Wir werden weiter den Mund aufmachen. Es liegt nun mal nicht in der Natur des Menschen still zu sein. Wir versuchen, gemeinschaftliche Kommunikation anzuregen und zu stärken. Wir können nicht darauf warten, dass uns irgendwann jemand die Erlaubnis dazu gibt.

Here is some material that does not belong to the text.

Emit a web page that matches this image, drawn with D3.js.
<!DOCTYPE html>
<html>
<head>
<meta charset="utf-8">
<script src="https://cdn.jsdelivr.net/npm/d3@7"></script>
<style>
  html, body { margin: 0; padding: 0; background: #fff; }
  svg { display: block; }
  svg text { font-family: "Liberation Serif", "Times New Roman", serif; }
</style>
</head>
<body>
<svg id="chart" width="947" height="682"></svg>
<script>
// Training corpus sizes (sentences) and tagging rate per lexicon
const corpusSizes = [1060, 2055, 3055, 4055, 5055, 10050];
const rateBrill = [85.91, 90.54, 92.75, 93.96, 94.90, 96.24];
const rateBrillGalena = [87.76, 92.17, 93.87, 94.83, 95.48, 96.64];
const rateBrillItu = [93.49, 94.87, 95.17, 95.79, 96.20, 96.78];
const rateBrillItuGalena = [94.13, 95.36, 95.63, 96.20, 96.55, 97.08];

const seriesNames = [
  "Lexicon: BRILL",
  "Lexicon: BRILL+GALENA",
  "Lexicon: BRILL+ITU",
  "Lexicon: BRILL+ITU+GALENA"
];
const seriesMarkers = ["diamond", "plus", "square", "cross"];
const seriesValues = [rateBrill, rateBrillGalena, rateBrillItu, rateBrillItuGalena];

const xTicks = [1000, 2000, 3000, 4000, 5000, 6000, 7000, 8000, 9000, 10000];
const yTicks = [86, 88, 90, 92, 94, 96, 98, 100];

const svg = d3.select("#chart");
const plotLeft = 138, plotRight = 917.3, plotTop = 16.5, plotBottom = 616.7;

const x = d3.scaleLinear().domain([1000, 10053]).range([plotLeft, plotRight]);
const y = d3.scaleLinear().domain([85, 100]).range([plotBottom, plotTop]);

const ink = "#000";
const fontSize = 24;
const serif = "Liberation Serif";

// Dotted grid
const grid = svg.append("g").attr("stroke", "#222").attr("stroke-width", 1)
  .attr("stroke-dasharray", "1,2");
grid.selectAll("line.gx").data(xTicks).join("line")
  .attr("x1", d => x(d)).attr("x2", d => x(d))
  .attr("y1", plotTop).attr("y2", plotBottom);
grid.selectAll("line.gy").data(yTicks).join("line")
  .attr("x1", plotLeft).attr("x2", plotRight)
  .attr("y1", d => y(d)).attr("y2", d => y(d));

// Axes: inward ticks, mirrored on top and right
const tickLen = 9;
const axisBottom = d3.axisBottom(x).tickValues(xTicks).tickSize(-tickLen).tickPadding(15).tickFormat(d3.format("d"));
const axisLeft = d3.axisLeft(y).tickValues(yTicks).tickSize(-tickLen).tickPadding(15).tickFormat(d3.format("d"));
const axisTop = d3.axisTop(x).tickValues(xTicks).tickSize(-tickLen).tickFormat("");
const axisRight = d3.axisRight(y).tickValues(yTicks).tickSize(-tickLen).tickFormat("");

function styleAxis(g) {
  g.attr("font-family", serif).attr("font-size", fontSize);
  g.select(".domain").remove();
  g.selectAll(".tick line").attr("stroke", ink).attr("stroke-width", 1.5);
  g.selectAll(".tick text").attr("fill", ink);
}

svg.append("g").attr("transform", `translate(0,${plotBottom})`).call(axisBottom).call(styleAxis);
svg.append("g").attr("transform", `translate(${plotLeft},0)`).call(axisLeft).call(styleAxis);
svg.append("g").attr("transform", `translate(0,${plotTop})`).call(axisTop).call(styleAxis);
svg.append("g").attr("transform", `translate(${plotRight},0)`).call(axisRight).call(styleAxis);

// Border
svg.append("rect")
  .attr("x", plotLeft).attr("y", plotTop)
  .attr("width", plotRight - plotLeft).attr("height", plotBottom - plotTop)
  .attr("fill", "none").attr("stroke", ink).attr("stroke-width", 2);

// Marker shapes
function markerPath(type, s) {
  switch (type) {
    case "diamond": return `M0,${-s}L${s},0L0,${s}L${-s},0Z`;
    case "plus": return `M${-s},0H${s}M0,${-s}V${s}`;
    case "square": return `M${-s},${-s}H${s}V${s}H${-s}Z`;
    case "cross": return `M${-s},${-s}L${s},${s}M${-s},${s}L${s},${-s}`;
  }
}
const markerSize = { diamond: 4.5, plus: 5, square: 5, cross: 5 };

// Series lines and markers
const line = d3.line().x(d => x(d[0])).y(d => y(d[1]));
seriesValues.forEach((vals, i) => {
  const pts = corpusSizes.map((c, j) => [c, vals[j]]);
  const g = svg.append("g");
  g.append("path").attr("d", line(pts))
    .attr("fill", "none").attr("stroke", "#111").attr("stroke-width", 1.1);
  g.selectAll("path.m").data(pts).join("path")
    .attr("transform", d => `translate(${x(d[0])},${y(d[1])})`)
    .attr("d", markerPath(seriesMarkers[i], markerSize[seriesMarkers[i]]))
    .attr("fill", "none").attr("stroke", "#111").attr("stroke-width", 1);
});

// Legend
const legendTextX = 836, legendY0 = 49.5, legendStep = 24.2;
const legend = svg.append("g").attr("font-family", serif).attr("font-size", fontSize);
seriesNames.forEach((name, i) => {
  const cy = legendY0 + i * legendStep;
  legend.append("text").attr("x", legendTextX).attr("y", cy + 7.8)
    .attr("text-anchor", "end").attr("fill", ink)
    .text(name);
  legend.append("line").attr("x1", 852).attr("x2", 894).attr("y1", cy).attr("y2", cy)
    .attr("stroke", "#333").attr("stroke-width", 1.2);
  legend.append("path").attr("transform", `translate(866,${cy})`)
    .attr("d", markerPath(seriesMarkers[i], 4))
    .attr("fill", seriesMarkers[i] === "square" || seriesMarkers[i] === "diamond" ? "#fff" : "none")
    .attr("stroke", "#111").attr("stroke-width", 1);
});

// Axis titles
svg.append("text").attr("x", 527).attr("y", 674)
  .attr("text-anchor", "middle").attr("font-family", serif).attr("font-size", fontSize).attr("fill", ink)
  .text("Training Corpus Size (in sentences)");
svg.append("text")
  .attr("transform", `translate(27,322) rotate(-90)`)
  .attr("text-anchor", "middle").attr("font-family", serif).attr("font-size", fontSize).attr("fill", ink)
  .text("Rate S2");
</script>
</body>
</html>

Centro de Medios Libres: http://cml.vientos.info

KASTEN:
Ley Televisa

Trotz zahlreicher Proteste stimmten Ende März zwei Drittel des mexikanischen Senats für eine Neufassung des seit 1960 geltenden Mediengesetzes. Die KritikerInnen des so genannten Ley Televisa befürchten eine weitere Stärkung des bestehenden Oligopols privater Medienunternehmen und eine damit verbundene Einschränkung der Presse- und Meinungsfreiheit. Die Zukunft vieler gemeinschaftlich organisierter und freier Medien scheint bedroht.

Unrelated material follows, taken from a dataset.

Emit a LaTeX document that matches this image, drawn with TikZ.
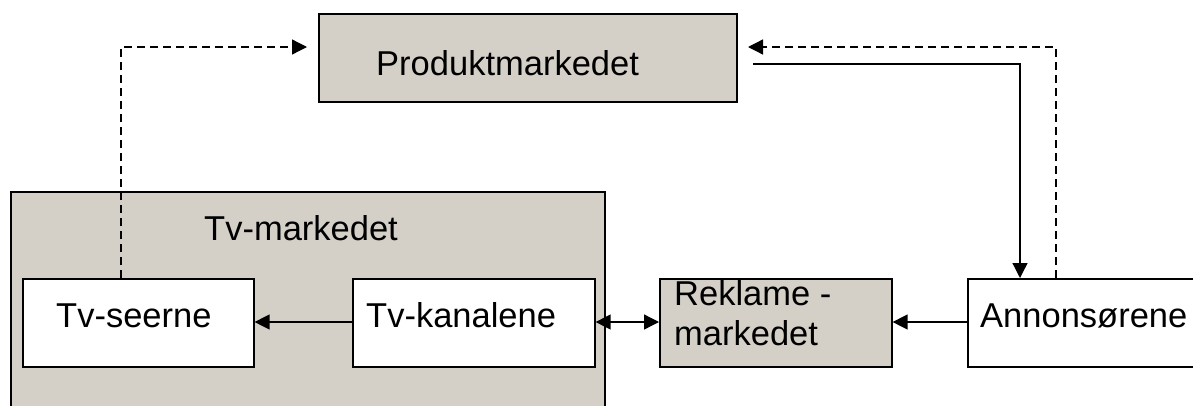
\documentclass[tikz,border=0pt]{standalone}
\usepackage{fontspec}
\setmainfont{Liberation Sans}
\usetikzlibrary{arrows.meta}
\definecolor{boxgray}{RGB}{212,208,200}
\tikzset{
  box/.style={draw=black, line width=1.6pt, rectangle, inner sep=0pt, anchor=north west},
  graybox/.style={box, fill=boxgray},
  whitebox/.style={box, fill=white},
  txt/.style={anchor=base west, inner sep=0pt, font=\fontsize{34.5}{40}\selectfont},
  conn/.style={line width=1.3pt, -{Triangle[length=15pt,width=15pt]}},
  dconn/.style={conn, dash pattern=on 8pt off 5pt},
  bconn/.style={line width=1.3pt, {Triangle[length=15pt,width=15pt]}-{Triangle[length=15pt,width=15pt]}}
}
\begin{document}
\begin{tikzpicture}[x=1pt,y=-1pt]
\useasboundingbox (0,0) rectangle (1193,405);
\clip (0,0) rectangle (1193,405);
% Tv-markedet
\node[graybox, minimum width=594pt, minimum height=240pt] (tvm) at (10,191) {};
\node[txt] (tvmt) at (204,240) {Tv-markedet};
% Produktmarkedet
\node[graybox, minimum width=418pt, minimum height=88pt] (prod) at (318,13) {};
\node[txt] (prodt) at (376,75) {Produktmarkedet};
% inner boxes
\node[whitebox, minimum width=231pt, minimum height=88pt] (seer) at (22,278) {};
\node[txt] (seert) at (56,327) {Tv-seerne};
\node[whitebox, minimum width=242pt, minimum height=88pt] (kan) at (352,278) {};
\node[txt] (kant) at (366,327) {Tv-kanalene};
\node[graybox, minimum width=232pt, minimum height=88pt] (rek) at (659,278) {};
\node[txt] (rekt1) at (674,305) {Reklame -};
\node[txt] (rekt2) at (674,345) {markedet};
\node[whitebox, minimum width=240pt, minimum height=88pt] (ann) at (967,278) {};
\node[txt] (annt) at (980,327) {Annonsørene};
% coordinates
\coordinate (seerTop) at (121,278);
\coordinate (pl) at (307,47);
\coordinate (annTopD) at (1056,278);
\coordinate (pr) at (748,47);
\coordinate (solidStart) at (753,64);
\coordinate (annTopS) at (1020,278);
% connectors
\draw[conn] (kan.west |- 0,322) -- (seer.east |- 0,322);
\draw[bconn] (kan.east |- 0,322) -- (rek.west |- 0,322);
\draw[conn] (ann.west |- 0,322) -- (rek.east |- 0,322);
\draw[dconn] (seerTop) -- (seerTop |- pl) -- (pl);
\draw[dconn] (annTopD) -- (annTopD |- pr) -- (pr);
\draw[conn] (solidStart) -- (annTopS |- solidStart) -- (annTopS);
\end{tikzpicture}
\end{document}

So ermöglichen es die in dem Gesetz definierten technischen Dispositionen, dass die beiden größten Medienunternehmen Televisa und TV Azteca, die 80 Prozent des Medienmarktes kontrollieren, ihre Lizenzen kostenlos für digitale Übertragungen nutzen können. Da außerdem Lizenzen künftig nur noch verkauft und keine „Sendeerlaubnis“ mehr für öffentliche Kultur- oder Bildungssender vergeben werden sollen, fürchten die knapp 50 Stationen, die derzeit eine solche Sendelizenz besitzen, um ihre Zukunft. Geregelt werden soll der Medienmarkt von einer neuen Regulierungsinstanz, deren Mitglieder vom scheidenden Präsidenten Vicente Fox auf 16 Jahre ernannt werden. Diesem Gremium wird auch die Regulierung der Basisradios unterstehen, die im neuen Mediengesetz mit keinem Wort erwähnt sind und somit keinerlei Garantien für den künftigen Sendebetrieb oder ihre inhaltliche Unabhängigkeit besitzen.
Inzwischen haben verschiedene Medienverbände und Nichtregierungsorganisationen gegen das Gesetz Klage bei der Interamerikanischen Menschenrechtskommission eingereicht.